Sur la platine

Trompettes de la renommée

Trois enregistrements discographiques paraissent où la trompette, instrument sacralisé du Jazz, est mise en évidence.


Tout au long du XXe siècle, des générations successives de trompettistes ont semé des pépites, en particulier dans le bebop, alors que certains de leurs contemporains n’eurent pas toujours les honneurs de la presse. Beaucoup terminèrent leur carrière comme seconds couteaux. Restent alors les rééditions bienvenues surgissant après des décennies, et qui se confrontent à l’actualité des sorties discographiques, avec toujours en toile de fond la trompette qui, elle, n’a pas dit son dernier mot.

Tout d’abord nous retrouvons la poésie unique de Chet Baker avec cet enregistrement inédit, Blue Room : The 1979 Vara Studio Sessions In Holland. Le moins qu’on puisse dire, c’est que cet album est une pure délectation. Chet et ses musiciens inspirés donnent une leçon de musique magistrale d’une fraîcheur providentielle. Les bandes enregistrées nous parviennent après quarante-quatre ans, sans produire la moindre impression poussiéreuse, tant du point de vue artistique qu’en matière de restitution sonore. C’est un moment de grâce dans la carrière tumultueuse du trompettiste et tout simplement l’affirmation d’un créateur autodidacte éblouissant. Ces séances enregistrées au studio d’Hilversum dans le légendaire Vara Studio 2 par Edwin Rutten sont empreintes de magnétisme. Deux quartets se succèdent, d’où émerge Phil Markowitz qui sublime les solos de Chet Baker par un toucher constamment inventif, les traits pianistiques évoquant quelquefois les attaques rythmiques mordantes de Franco d’Andrea. Jean-Louis Rassinfosse n’est pas en reste, chaque intervention soliste de sa part se dévoilant avec une élégance exaltante, le tout servi par un superbe son de contrebasse boisé.
Et soudain surgit le chant diaphane de Chet, irradiant la musique avec majesté, son intériorisation dévoile alors son être émotionnel et fragile. Ce double album exhumé par Zev Feldman et Frank Jochemsen est d’ores et déjà inscrit dans l’intemporalité.

Allan Botschinsky fut le trompettiste phare de la scène danoise, disparu en 2020. Si sa discrétion ne lui a jamais permis d’être reconnu à sa juste valeur, cet enregistrement public enregistré en 1996 au Tivoli Gardens de Copenhague permet de le découvrir à la tête d’un quintet soudé et démontre son attachement au bebop et à la recherche continuelle d’une sonorité limpide. La formation joue avec ferveur et déjoue des grilles harmoniques complexes. Chaque intervention soliste sublime des cadences harmoniques astucieuses. Le guitariste Jacob Fischer se révèle le partenaire idéal du trompettiste, tant par son soutien rythmique que par ses interventions solistes où se manifestent les parfums de Tal Farlow et de Doug Raney. Le jazz véhiculé tout au long de cette prestation en public s’offre alors avec une frugalité qui atteste de l’amour dévolu aux standards par Allan Botschinsky.
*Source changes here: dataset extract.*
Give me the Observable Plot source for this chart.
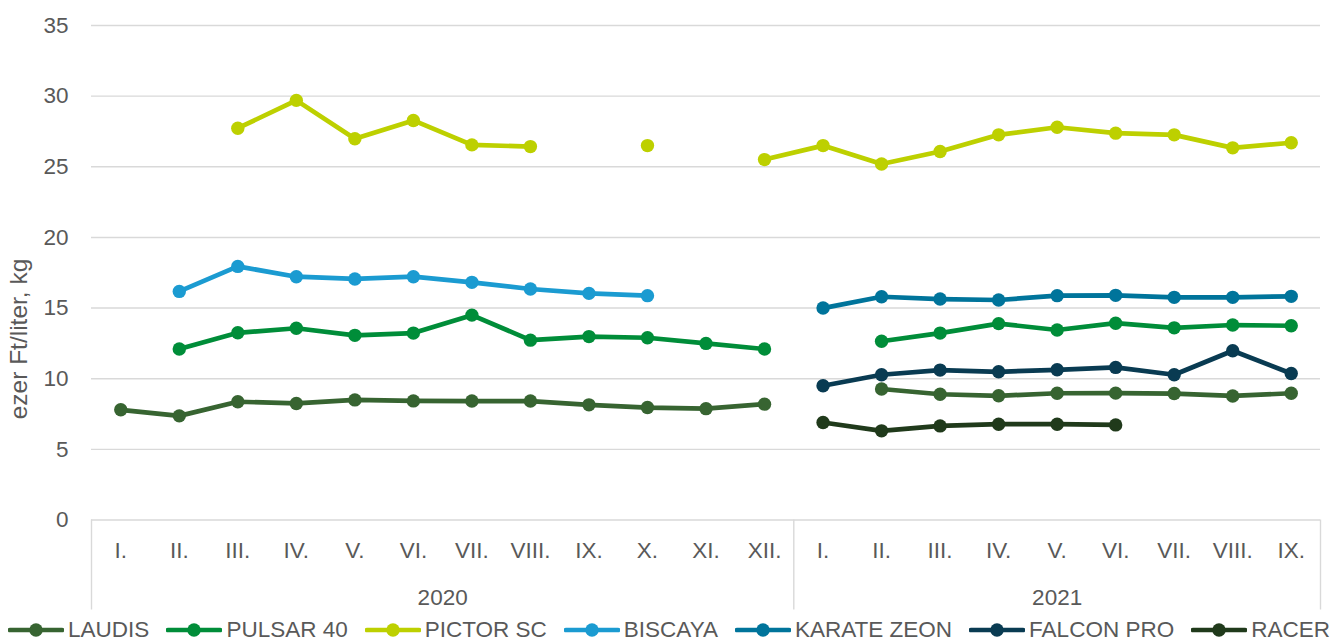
<!DOCTYPE html>
<html>
<head>
<meta charset="utf-8">
<script src="https://cdn.jsdelivr.net/npm/d3@7"></script>
<script src="https://cdn.jsdelivr.net/npm/@observablehq/plot@0.6"></script>
<style>
  html, body { margin: 0; padding: 0; background: #fff; }
  body { width: 1338px; height: 644px; overflow: hidden; font-family: "Liberation Sans", Arial, sans-serif; color: #595959; }
  #legend { display: flex; justify-content: center; align-items: center; gap: 17px; height: 29px; font-size: 22.5px; line-height: 29px; white-space: nowrap; }
  .item { display: flex; align-items: center; }
  .item svg { margin-right: 4px; }
</style>
</head>
<body>
<div id="chart"></div>
<div id="legend"></div>
<script>
// ---- data ----
const years = ["2020", "2021"];
const months2020 = ["I.", "II.", "III.", "IV.", "V.", "VI.", "VII.", "VIII.", "IX.", "X.", "XI.", "XII."];
const months2021 = ["I.", "II.", "III.", "IV.", "V.", "VI.", "VII.", "VIII.", "IX."];
const yTicks = [0, 5, 10, 15, 20, 25, 30, 35];
const yLabel = "ezer Ft/liter, kg";

const seriesNames = ["LAUDIS", "PULSAR 40", "PICTOR SC", "BISCAYA", "KARATE ZEON", "FALCON PRO", "RACER"];
const seriesColors = ["#376431", "#008d39", "#bdd000", "#1b9bd1", "#00749b", "#093b52", "#203a1b"];

const laudis    = [7.8, 7.37, 8.37, 8.25, 8.5, 8.43, 8.42, 8.42, 8.15, 7.96, 7.88, 8.2, null, 9.27, 8.9, 8.79, 8.97, 8.98, 8.95, 8.78, 8.97];
const pulsar40  = [null, 12.1, 13.25, 13.57, 13.07, 13.23, 14.5, 12.73, 12.98, 12.9, 12.5, 12.1, null, 12.65, 13.23, 13.9, 13.45, 13.93, 13.6, 13.8, 13.75];
const pictorSC  = [null, null, 27.73, 29.7, 26.98, 28.28, 26.55, 26.43, null, 26.5, null, 25.51, 26.5, 25.2, 26.08, 27.26, 27.8, 27.38, 27.26, 26.34, 26.7];
const biscaya   = [null, 16.18, 17.95, 17.22, 17.06, 17.22, 16.82, 16.35, 16.04, 15.88, null, null, null, null, null, null, null, null, null, null, null];
const karateZeon= [null, null, null, null, null, null, null, null, null, null, null, null, 15.0, 15.8, 15.64, 15.57, 15.88, 15.9, 15.76, 15.76, 15.83];
const falconPro = [null, null, null, null, null, null, null, null, null, null, null, null, 9.5, 10.28, 10.61, 10.49, 10.63, 10.8, 10.28, 11.98, 10.37];
const racer     = [null, null, null, null, null, null, null, null, null, null, null, null, 6.9, 6.31, 6.66, 6.78, 6.78, 6.73, null, null, null];
const seriesValues = [laudis, pulsar40, pictorSC, biscaya, karateZeon, falconPro, racer];

// ---- derived tables ----
const monthLabels = months2020.concat(months2021);
const idx = monthLabels.map((_, i) => i);
const n20 = months2020.length, n21 = months2021.length;
const yearCenters = [(n20 - 1) / 2, n20 + (n21 - 1) / 2];
const boundaries = [-0.5, n20 - 0.5, n20 + n21 - 0.5];

const rows = seriesNames.map((name, s) =>
  seriesValues[s].map((v, i) => ({series: name, i, value: v}))
);

const grey = "#d9d9d9";
const marks = [
  Plot.ruleY(yTicks, {stroke: grey, strokeWidth: 1.4}),
  Plot.axisY({ticks: yTicks, tickSize: 0, tickPadding: 23, label: null}),
  Plot.axisX({ticks: idx, tickFormat: d => monthLabels[d], tickSize: 0, tickPadding: 22.5, label: null}),
  Plot.axisX({ticks: yearCenters, tickFormat: d => years[yearCenters.indexOf(d)], tickSize: 0, tickPadding: 69, label: null}),
  Plot.axisX({ticks: boundaries, tickFormat: () => "", tickSize: 90, stroke: grey, strokeWidth: 1.4, label: null})
];
rows.forEach((data, s) => {
  marks.push(Plot.line(data, {x: "i", y: "value", stroke: seriesColors[s], strokeWidth: 4.7, strokeLinejoin: "round", strokeLinecap: "round"}));
  marks.push(Plot.dot(data.filter(d => d.value != null), {x: "i", y: "value", r: 6.7, fill: seriesColors[s], stroke: "none"}));
});

const chart = Plot.plot({
  width: 1338,
  height: 615,
  marginLeft: 91,
  marginRight: 18,
  marginTop: 25,
  marginBottom: 95.5,
  x: {type: "linear", domain: [boundaries[0], boundaries[2]], axis: null},
  y: {domain: [0, 35], axis: null},
  style: {fontFamily: "'Liberation Sans', Arial, sans-serif", fontSize: "22.5px", color: "#595959", background: "white", overflow: "visible"},
  marks
});

d3.select(chart).append("text")
  .attr("transform", "translate(27,339) rotate(-90)")
  .attr("text-anchor", "middle")
  .attr("fill", "#595959")
  .style("font-size", "24.5px")
  .text(yLabel);

document.getElementById("chart").appendChild(chart);

// ---- legend ----
const legend = d3.select("#legend");
seriesNames.forEach((name, s) => {
  const item = legend.append("div").attr("class", "item");
  const sw = item.append("svg").attr("width", 56).attr("height", 16);
  sw.append("line").attr("x1", 2).attr("x2", 54).attr("y1", 8).attr("y2", 8)
    .attr("stroke", seriesColors[s]).attr("stroke-width", 4.7).attr("stroke-linecap", "round");
  sw.append("circle").attr("cx", 28).attr("cy", 8).attr("r", 6.7).attr("fill", seriesColors[s]);
  item.append("span").text(name);
});
</script>
</body>
</html>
Changement d’époque avec la sortie de Brigà du trompettiste italien Flavio Boltro. C’est un parcours ethnologique qui est engendré par une formation qui nous plonge dans l’inconnu avec une grande habileté. Les effluves du bebop y sont présents mais de manière sous-jacente, la texture du quintet visant une fusion sonore avec les airs traditionnels d’outre-Alpes chantés avec conviction par Jérôme Casalonga et les boucles électroniques du DJ Malik Berki qui scratche avec une grande habileté. Le quintet adopte une esthétique pittoresque et c’est une succession de climats inusités qui s’impose. Le trompettiste piémontais brouille les cartes, proposant un renouvellement mélodique qui lui permet d’imprimer des interventions lyriques. Le traitement sonore de la trompette élargit le spectre de la musique et permet d’amplifier les improvisations. La diversité des rencontres artistiques qui ont peuplé l’univers du sexagénaire Flavio Boltro s’inscrit pleinement dans ce disque aventureux, nous rappelant qu’il fut un étudiant surdoué de la trompette classique au Conservatoire de Turin, mais qu’il associa très vite son nom aux légendes du bebop (Cedar Walton notamment). Les frontières n’ont pas cours dans Brigà, la globalité du monde actuel s’exprime avec force tout au long de cet album remarquable où la trompette est une fois de plus sublimée.